Evelyne gave a presentation at the EIPC Summer Conference titled “Functionalization of Printed Circuit Boards Through Introducing Alternate Metals Through Sputtered Layers,” where she asked her audience, “If there are 93 metals in the periodic table, why are we not using more of them?”
In this interview, Evelyne discusses this question as she delves into the technical aspects and benefits of sputtering as a metallization process.
Marcy LaRont: Evelyne, you made the comment in your presentation that there are 93 metals on the periodic table, and we should use more of them. Can you elaborate on that comment?

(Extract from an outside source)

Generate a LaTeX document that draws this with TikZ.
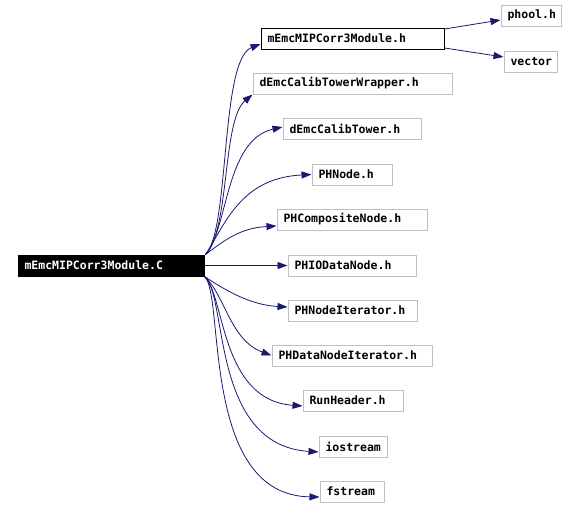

Evelyne Parmentier: Throughout my academic career, I have studied various branches of chemistry, including organic, inorganic, and organometallic chemistry. However, somehow, we never focused on a big part of the periodic table, which is metals. At Dyconex, I was exposed to these very interesting metals, each of which has its own distinct electrical, chemical, physical, and thermal properties. We started thinking, “If we have all these metals with unique properties, then theoretically at least some of them should be able to be used for specific applications.” There should be, perhaps, other metals beyond what we have been using that would also be able to meet the requirements of a particular application. That’s why I started my presentation that way.
LaRont: What was the feedback?
Parmentier: A couple of chemists came up to me and said that they had also never examined other metals in so much detail. In our education, we all learned a little bit about metallic bonding, how metals are built up, and what they have in common, but never how each of these distinct metals behaves.